Much of Wednesday and Thursday’s rally in European stock markets was motivated by hopes that European officials are getting closer to a solution for the country’s troubles.
Officials are weighing up a bailout program that would aid its domestic banking sector while imposing only “very limited conditionality” on aspects such as austerity, according to a report in the Financial Times on Thursday.
“The Spanish authorities want to be seen to be playing by the rules,” Lena Komileva, Chief Economist, G+ Economics, told CNBC.
“At the moment there’s soft negotiation behind the curtains about getting this kind of aid directly into the Spanish banking system without having to comply with stringent conditionality.”
One of the main fears of the Spanish is that even more stringent austerity measures will be imposed if a bailout is needed.
“What we have seen has been a relief rally,” Lauren Rosborough, senior foreign exchange strategist, Societe Generale, told CNBC’s “Squawk Box Europe” Thursday.

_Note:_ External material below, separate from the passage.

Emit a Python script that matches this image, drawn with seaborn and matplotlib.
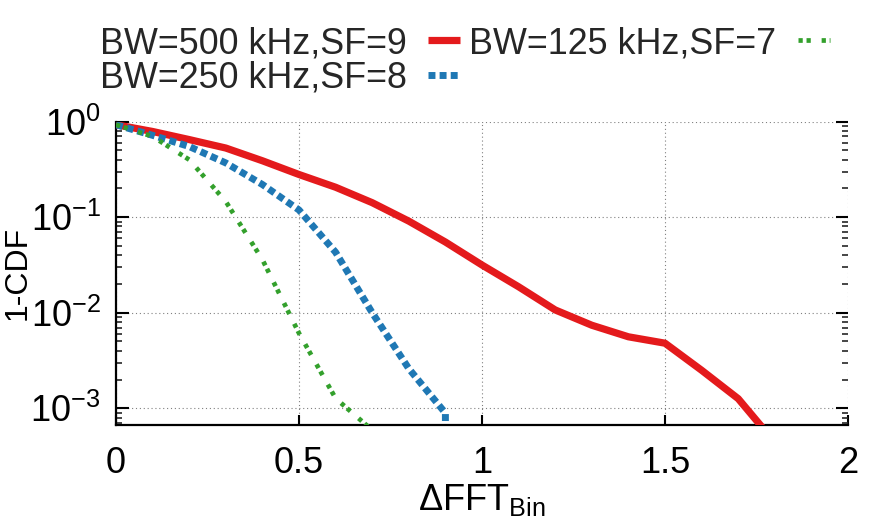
import numpy as np
import pandas as pd
import matplotlib
matplotlib.use("Agg")
import matplotlib.pyplot as plt
import seaborn as sns
from matplotlib.ticker import LogLocator, NullFormatter, FixedLocator, FixedFormatter
from matplotlib.lines import Line2D

# ---- data ----
x_500 = [0.0, 0.1, 0.2, 0.3, 0.4, 0.5, 0.6, 0.7, 0.8, 0.9, 1.0, 1.1, 1.2, 1.3, 1.4, 1.5, 1.6, 1.7, 1.8]
y_500 = [0.93, 0.79, 0.65, 0.53, 0.39, 0.28, 0.206, 0.142, 0.091, 0.055, 0.0316, 0.0187,
         0.0107, 0.0074, 0.0056, 0.0048, 0.0025, 0.00126, 0.00044]

x_250 = [0.0, 0.1, 0.2, 0.3, 0.4, 0.5, 0.6, 0.7, 0.8, 0.9, 0.9]
y_250 = [0.93, 0.72, 0.55, 0.37, 0.22, 0.119, 0.043, 0.010, 0.0026, 0.00089, 0.00001]

x_125 = [0.0, 0.1, 0.2, 0.3, 0.4, 0.5, 0.6, 0.7]
y_125 = [0.93, 0.70, 0.40, 0.146, 0.036, 0.0061, 0.00127, 0.00059]

labels = ["BW=500 kHz,SF=9", "BW=250 kHz,SF=8", "BW=125 kHz,SF=7"]
colors = ["#e41a1c", "#1f78b4", "#33a02c"]

x_ticks = [0, 0.5, 1, 1.5, 2]
x_tick_labels = ["0", "0.5", "1", "1.5", "2"]
y_ticks = [1e-3, 1e-2, 1e-1, 1e0]
y_tick_labels = [r"$\mathregular{10^{-3}}$", r"$\mathregular{10^{-2}}$",
                 r"$\mathregular{10^{-1}}$", r"$\mathregular{10^{0}}$"]

# ---- style ----
sns.set_theme(style="white")
plt.rcParams["font.family"] = ["Liberation Sans", "DejaVu Sans"]
plt.rcParams["axes.unicode_minus"] = False
plt.rcParams["mathtext.fontset"] = "custom"
plt.rcParams["mathtext.rm"] = "Liberation Sans"
plt.rcParams["mathtext.it"] = "Liberation Sans:italic"
plt.rcParams["mathtext.bf"] = "Liberation Sans:bold"

W, H = 872, 527
fig = plt.figure(figsize=(W / 100, H / 100), dpi=100)
ax = fig.add_axes([116 / W, 102 / H, 732 / W, 303.3 / H])

d500 = pd.DataFrame({"x": x_500, "y": y_500})
d250 = pd.DataFrame({"x": x_250, "y": y_250})
d125 = pd.DataFrame({"x": x_125, "y": y_125})

green_dash = (0, (0.9, 0.8, 0.9, 2.3))
blue_dash = (0, (1.0, 0.6))

sns.lineplot(data=d500, x="x", y="y", ax=ax, color=colors[0], lw=5.2,
             estimator=None, sort=False, solid_capstyle="butt", zorder=3)
l500 = ax.lines[-1]
sns.lineplot(data=d250, x="x", y="y", ax=ax, color=colors[1], lw=5.0,
             estimator=None, sort=False, zorder=3)
l250 = ax.lines[-1]
l250.set_linestyle(blue_dash)
l250.set_dash_capstyle("butt")
sns.lineplot(data=d125, x="x", y="y", ax=ax, color=colors[2], lw=3.4,
             estimator=None, sort=False, zorder=3)
l125 = ax.lines[-1]
l125.set_linestyle(green_dash)
l125.set_dash_capstyle("butt")

ax.set_yscale("log")
ax.set_xlim(0, 2)
ax.set_ylim(6.68e-4, 1)

ax.xaxis.set_major_locator(FixedLocator(x_ticks))
ax.xaxis.set_major_formatter(FixedFormatter(x_tick_labels))
ax.yaxis.set_major_locator(FixedLocator(y_ticks))
ax.yaxis.set_major_formatter(FixedFormatter(y_tick_labels))
ax.yaxis.set_minor_locator(LogLocator(base=10, subs=np.arange(2, 10), numticks=20))
ax.yaxis.set_minor_formatter(NullFormatter())

ax.grid(True, which="major", linestyle=(0, (1, 2.5)), color="0.5", lw=0.8, zorder=0)

for s in ["top", "right"]:
    ax.spines[s].set_visible(False)
for s in ["left", "bottom"]:
    ax.spines[s].set_visible(True)
    ax.spines[s].set_color("black")
    ax.spines[s].set_linewidth(1.6)

ax.tick_params(axis="y", which="major", direction="in", length=9, width=1.5,
               left=True, right=True, labelsize=26, pad=11, colors="black")
ax.tick_params(axis="y", which="minor", direction="in", length=4.5, width=1.2,
               left=True, right=True)
ax.tick_params(axis="x", which="major", direction="in", length=7, width=1.5,
               bottom=True, top=False, labelsize=26, pad=15, colors="black")
ax.tick_params(axis="x", which="minor", bottom=False, top=False)

ax.set_xlabel(r"$\mathregular{\Delta}$FFT$_\mathregular{Bin}$", fontsize=26, labelpad=1, color="black")
ax.set_ylabel("1-CDF", fontsize=23, color="black")
ax.yaxis.set_label_coords((33 - 116) / 732, 0.5)

# legend: text first, then sample; order gives row1: 500,125  row2: 250
handles = [
    Line2D([], [], color=colors[0], lw=5.2, solid_capstyle="butt"),
    Line2D([], [], color=colors[1], lw=5.0, linestyle=blue_dash, dash_capstyle="butt"),
    Line2D([], [], color=colors[2], lw=3.4, linestyle=green_dash, dash_capstyle="butt"),
]
leg = fig.legend(handles=handles, labels=labels, ncol=2, markerfirst=False,
                 fontsize=25.8, handlelength=0.9, handletextpad=0.6,
                 columnspacing=0.25, labelspacing=0.0, frameon=False, borderpad=0,
                 loc="center", bbox_to_anchor=(465 / W, 1 - 61 / H),
                 bbox_transform=fig.transFigure)

fig.savefig("out.png", dpi=100)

“The timing of this announcement with regards to Spanish banks couldn’t be more perfect heading into the bond auction to get good yields and good demands.”
Spain is auctioning up to 2 billion euros ($2.5 billion) on Thursday.
“Germany doesn’t want Spain to have significant problems, orGreece,” Rosborough said.
“Rules can be changed – it simply needs political will to do so. There may not be loopholes as of now but there’s no reason that can’t change. There are risks that this could spiral out of control if it’s not contained now.”
Economic signs for the country are not encouraging. Industrial production in Spain fell sharply in April, to more than 8 percent below the same month in 2011.
Spain is waiting for a new Governor and Deputy Governor of its central bank, with bank official Luis Maria Linde tipped by state-owned newswire EFE to be named governor of the Bank of Spain Thursday.
The euro is expected to continue its fall against the dollar to as low as $1.15 in the medium term as Spain’s troubles continue, according to Rosborough – although she said it could move as high as $1.32 in the short term on “pain trade.”